Televizyonda izlediğim filmin kahramanı erkek, kız arkadaşına “Beni seviyor musun?” diye soruyor. Kız bir süre arkadaşını donuk bakışlarla süzdükten sonra, “Ben kendimi sevmiyorum ki seni seveyim!” diye yanıtlıyor. Ekranda bir anda geçen bu görüntü, duyduğum bu sözler nedense kafama takılıyor. Kendini sevmediği için bir başkasını sevmemek! Sonra düşündükçe sanki kızı haklı görmeye başlıyorum. Sanıyorum bu tür bir insanın ne bir özgüveni, ne de hayattan bir beklentisi vardır. Nasılsa yaşamını tekdüze bir şekilde sürdürüyordur. Kendini bu denli değersiz ve baskı altında hissederken, bir başkasını nasıl sevsin, diye aklımdan geçiyor.
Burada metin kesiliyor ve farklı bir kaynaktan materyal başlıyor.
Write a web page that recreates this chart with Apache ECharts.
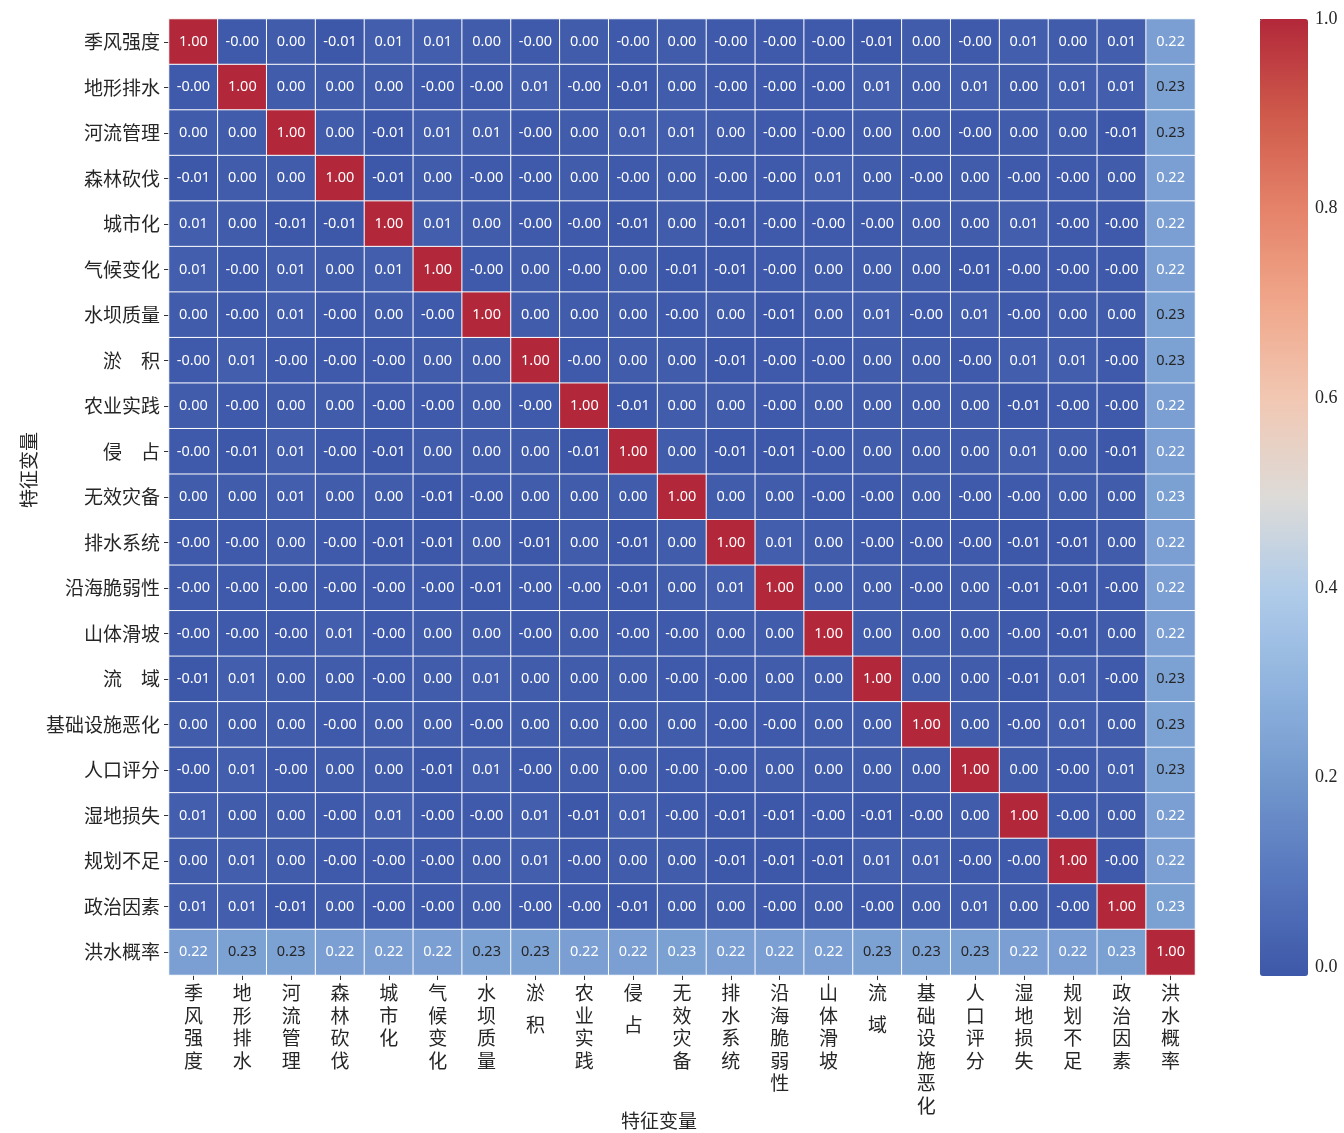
<!DOCTYPE html>
<html>
<head>
<meta charset="utf-8">
<title>特征变量相关性热力图</title>
<script src="https://cdn.jsdelivr.net/npm/echarts@6/dist/echarts.min.js"></script>
<style>
  html, body { margin: 0; padding: 0; background: #fff; }
  #heatmap-chart { width: 1344px; height: 1133px; }
</style>
</head>
<body>
<div id="heatmap-chart"></div>
<script>
// 特征变量（行、列顺序相同）
const features = ['季风强度', '地形排水', '河流管理', '森林砍伐', '城市化', '气候变化', '水坝质量',
  '淤积', '农业实践', '侵占', '无效灾备', '排水系统', '沿海脆弱性', '山体滑坡', '流域',
  '基础设施恶化', '人口评分', '湿地损失', '规划不足', '政治因素', '洪水概率']

// 相关系数矩阵（±0.002 表示显示为 0.00 / -0.00 的很小值）
const corrRows = [
  [1, -0.002, 0.002, -0.01, 0.01, 0.01, 0.002, -0.002, 0.002, -0.002, 0.002, -0.002, -0.002, -0.002, -0.01, 0.002, -0.002, 0.01, 0.002, 0.01, 0.224],
  [-0.002, 1, 0.002, 0.002, 0.002, -0.002, -0.002, 0.01, -0.002, -0.01, 0.002, -0.002, -0.002, -0.002, 0.01, 0.002, 0.01, 0.002, 0.01, 0.01, 0.229],
  [0.002, 0.002, 1, 0.002, -0.01, 0.01, 0.01, -0.002, 0.002, 0.01, 0.01, 0.002, -0.002, -0.002, 0.002, 0.002, -0.002, 0.002, 0.002, -0.01, 0.229],
  [-0.01, 0.002, 0.002, 1, -0.01, 0.002, -0.002, -0.002, 0.002, -0.002, 0.002, -0.002, -0.002, 0.01, 0.002, -0.002, 0.002, -0.002, -0.002, 0.002, 0.224],
  [0.01, 0.002, -0.01, -0.01, 1, 0.01, 0.002, -0.002, -0.002, -0.01, 0.002, -0.01, -0.002, -0.002, -0.002, 0.002, 0.002, 0.01, -0.002, -0.002, 0.224],
  [0.01, -0.002, 0.01, 0.002, 0.01, 1, -0.002, 0.002, -0.002, 0.002, -0.01, -0.01, -0.002, 0.002, 0.002, 0.002, -0.01, -0.002, -0.002, -0.002, 0.224],
  [0.002, -0.002, 0.01, -0.002, 0.002, -0.002, 1, 0.002, 0.002, 0.002, -0.002, 0.002, -0.01, 0.002, 0.01, -0.002, 0.01, -0.002, 0.002, 0.002, 0.229],
  [-0.002, 0.01, -0.002, -0.002, -0.002, 0.002, 0.002, 1, -0.002, 0.002, 0.002, -0.01, -0.002, -0.002, 0.002, 0.002, -0.002, 0.01, 0.01, -0.002, 0.229],
  [0.002, -0.002, 0.002, 0.002, -0.002, -0.002, 0.002, -0.002, 1, -0.01, 0.002, 0.002, -0.002, 0.002, 0.002, 0.002, 0.002, -0.01, -0.002, -0.002, 0.224],
  [-0.002, -0.01, 0.01, -0.002, -0.01, 0.002, 0.002, 0.002, -0.01, 1, 0.002, -0.01, -0.01, -0.002, 0.002, 0.002, 0.002, 0.01, 0.002, -0.01, 0.224],
  [0.002, 0.002, 0.01, 0.002, 0.002, -0.01, -0.002, 0.002, 0.002, 0.002, 1, 0.002, 0.002, -0.002, -0.002, 0.002, -0.002, -0.002, 0.002, 0.002, 0.226],
  [-0.002, -0.002, 0.002, -0.002, -0.01, -0.01, 0.002, -0.01, 0.002, -0.01, 0.002, 1, 0.01, 0.002, -0.002, -0.002, -0.002, -0.01, -0.01, 0.002, 0.224],
  [-0.002, -0.002, -0.002, -0.002, -0.002, -0.002, -0.01, -0.002, -0.002, -0.01, 0.002, 0.01, 1, 0.002, 0.002, -0.002, 0.002, -0.01, -0.01, -0.002, 0.224],
  [-0.002, -0.002, -0.002, 0.01, -0.002, 0.002, 0.002, -0.002, 0.002, -0.002, -0.002, 0.002, 0.002, 1, 0.002, 0.002, 0.002, -0.002, -0.01, 0.002, 0.224],
  [-0.01, 0.01, 0.002, 0.002, -0.002, 0.002, 0.01, 0.002, 0.002, 0.002, -0.002, -0.002, 0.002, 0.002, 1, 0.002, 0.002, -0.01, 0.01, -0.002, 0.229],
  [0.002, 0.002, 0.002, -0.002, 0.002, 0.002, -0.002, 0.002, 0.002, 0.002, 0.002, -0.002, -0.002, 0.002, 0.002, 1, 0.002, -0.002, 0.01, 0.002, 0.229],
  [-0.002, 0.01, -0.002, 0.002, 0.002, -0.01, 0.01, -0.002, 0.002, 0.002, -0.002, -0.002, 0.002, 0.002, 0.002, 0.002, 1, 0.002, -0.002, 0.01, 0.229],
  [0.01, 0.002, 0.002, -0.002, 0.01, -0.002, -0.002, 0.01, -0.01, 0.01, -0.002, -0.01, -0.01, -0.002, -0.01, -0.002, 0.002, 1, -0.002, 0.002, 0.224],
  [0.002, 0.01, 0.002, -0.002, -0.002, -0.002, 0.002, 0.01, -0.002, 0.002, 0.002, -0.01, -0.01, -0.01, 0.01, 0.01, -0.002, -0.002, 1, -0.002, 0.224],
  [0.01, 0.01, -0.01, 0.002, -0.002, -0.002, 0.002, -0.002, -0.002, -0.01, 0.002, 0.002, -0.002, 0.002, -0.002, 0.002, 0.01, 0.002, -0.002, 1, 0.226],
  [0.224, 0.229, 0.229, 0.224, 0.224, 0.224, 0.229, 0.229, 0.224, 0.224, 0.226, 0.224, 0.224, 0.224, 0.229, 0.229, 0.229, 0.224, 0.224, 0.226, 1]
]

// 色条刻度
const colorbarTicks = [0, 0.2, 0.4, 0.6, 0.8, 1.0]

const cjkFont = '"Noto Sans CJK SC", "Noto Sans", sans-serif'
const textDark = '#262626'

// coolwarm 色带
const coolwarm = ['#3d58a8', '#5676bd', '#7196cc', '#8fb3de', '#afcbe9', '#dddbd8',
  '#f1c8b4', '#f0a88c', '#e5836a', '#cf5a4b', '#b2283a']

const heatData = []
corrRows.forEach((row, y) => {
  row.forEach((v, x) => {
    heatData.push({
      value: [x, y, v],
      label: { color: v > 0.228 && v < 0.7 ? textDark : '#ffffff' }
    })
  })
})

const chart = echarts.init(document.getElementById('heatmap-chart'))
const option = {
  animation: false,
  grid: [
    { left: 169, top: 19, width: 1026, height: 956, outerBoundsMode: 'none' },
    { left: 1260, top: 19, width: 48, height: 948, outerBoundsMode: 'none' }
  ],
  xAxis: [
    {
      type: 'category',
      gridIndex: 0,
      data: features,
      position: 'bottom',
      name: '特征变量',
      nameLocation: 'middle',
      nameGap: 136,
      nameMoveOverlap: false,
      nameTextStyle: { fontFamily: cjkFont, fontSize: 19, color: textDark, padding: [0, 46, 0, 0] },
      axisLine: { show: false },
      axisTick: { show: true, alignWithLabel: true, length: 5, lineStyle: { color: '#333' } },
      splitLine: { show: false },
      axisLabel: {
        interval: 0,
        margin: 7,
        fontFamily: cjkFont,
        fontSize: 19,
        color: textDark,
        lineHeight: 22.5,
        formatter: function (name) {
          const chars = name.split('')
          if (chars.length === 2) {
            return '{c|' + chars[0] + '}\n{s| }\n{c|' + chars[1] + '}'
          }
          return chars.map(c => '{c|' + c + '}').join('\n')
        },
        rich: {
          c: { fontFamily: cjkFont, fontSize: 19, lineHeight: 22.5, color: textDark },
          s: { fontSize: 6, lineHeight: 9 }
        }
      }
    },
    { type: 'value', gridIndex: 1, show: false, min: 0, max: 1 }
  ],
  yAxis: [
    {
      type: 'category',
      gridIndex: 0,
      data: features,
      inverse: true,
      name: '特征变量',
      nameLocation: 'middle',
      nameRotate: 90,
      nameGap: 131,
      nameMoveOverlap: false,
      nameTextStyle: { fontFamily: cjkFont, fontSize: 19, color: textDark, padding: [0, 0, 0, 54] },
      axisLine: { show: false },
      axisTick: { show: true, alignWithLabel: true, length: 5, lineStyle: { color: '#333' } },
      splitLine: { show: false },
      axisLabel: {
        interval: 0,
        margin: 9,
        fontFamily: cjkFont,
        fontSize: 19,
        color: textDark,
        formatter: function (name) {
          return name.length === 2 ? name[0] + '\u3000' + name[1] : name
        }
      }
    },
    {
      type: 'value',
      gridIndex: 1,
      position: 'right',
      min: 0,
      max: 1,
      interval: 0.2,
      axisLine: { show: false },
      axisTick: { show: true, length: 5, lineStyle: { color: '#333' } },
      splitLine: { show: false },
      axisLabel: {
        margin: 7,
        fontFamily: '"Liberation Serif", "DejaVu Serif", serif',
        fontSize: 18,
        color: textDark,
        formatter: v => v.toFixed(1)
      },
      data: colorbarTicks
    }
  ],
  visualMap: {
    type: 'continuous',
    seriesIndex: 0,
    min: -0.01,
    max: 1,
    calculable: false,
    orient: 'vertical',
    left: 1260,
    top: 19,
    padding: 0,
    itemWidth: 48,
    itemHeight: 957,
    text: null,
    showLabel: false,
    inRange: { color: coolwarm }
  },
  series: [
    {
      type: 'heatmap',
      xAxisIndex: 0,
      yAxisIndex: 0,
      data: heatData,
      itemStyle: { borderColor: '#ffffff', borderWidth: 1 },
      label: {
        show: true,
        fontFamily: '"Noto Sans", "Open Sans", sans-serif',
        fontSize: 14.5,
        formatter: p => p.value[2].toFixed(2)
      },
      emphasis: { disabled: true }
    }
  ]
}
chart.setOption(option)
</script>
</body>
</html>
Çoğu kez başkalarına karşı olan duygu ve düşüncelerimizi içtenlikle dile getirmiyoruz. Sanırım insanların büyük çoğunluğu da benzer bir sorunu yaşıyordur. Bunu anlayabilirim, ama konu kendimiz olduğunda yüreksizliğimizi, sevgisizliğimizi kabullenebiliyor muyuz, onu bilmiyorum. Dile getiremesek de yaşam şeklimizle, dünyaya bakışımızla, hayatımızı çevremizin etkisinden çok kendimiz karartıyoruz.
Romalı devlet adamı Cicero’dan Nietzsche’ye, daha birçok yazarın kitabında benzer ifadelerle yer alan, yine farklı ortamlarda söylenen şu söz sanırım hiçbirimize yabancı gelmiyor: İnsanın en büyük düşmanı, yine kendisidir!
Bu nasıl oluyor diye düşündüğümde ilk anda aklıma şunlar geliyor:
Kendini hiç sevmemek, olumlu şekilde düşünmemek, eksik ve hatalarımızı kabullenmemek, tutkularımızın daha çok tutsağı olmak, hayatı sorgulamayı bırakmak, yaşamdan keyif almaktan vazgeçmek… Benzer örnekleri çoğaltabiliriz. Düşman deyince mutlaka birinin öldürücü bakışlarını hissetmemizi, elindeki hançeri boğazımıza dayaması gerekmiyor. Bizi mutsuz eden insanlar kadar, yolumuza çıkan engeller, olumsuz olaylar ve kötü alışkanlıklardan her biri bana göre düşmanımızdır! Delilik halleri bir yana, bilinçli olduğumuz sürece, her an yargılanacağımız bir aynanın karşısında kendimizi bulabiliriz.
Sabine Melchior-Bonnet, ‘Aynanın Tarihi’ kitabında, ayna ve deliliği aynı gizemleştirici gücün parçaları olarak görür. Öyle ki ayna da deli de sadece gördüklerini saptar ve deli, deliliğini bilmesine karşın kendi deliliğini hatırlamaz. Ayrıca deli, kendisini deli olarak görseydi akıllı olurdu, dedikten sonra delilik aynasının mutlak çelişkinin yeri olduğunu belirtir.
Eduardo Galeano’nun ‘Yürüyen Kelimeler’ kitabında geçen bir öykü var:
El Tornillo, Melo sokaklarında yürüyor. Köyde ona deli diyorlar. Elinde bir ayna taşıyor ve kaşlarını çatıp aynaya bakıyor. Gözlerini aynadan ayırmıyor.
“Ne yapıyorsun Tornillo?”
“Burada” diyor, “düşmanımı kontrol altında tutuyorum.”
Öyküdeki deli bile aynaya baktığında en büyük düşmanının kim olduğunu görebilmiş. Oysaki biz akıllı geçinenler ne yazık ki bu gerçeğin farkına varamıyoruz.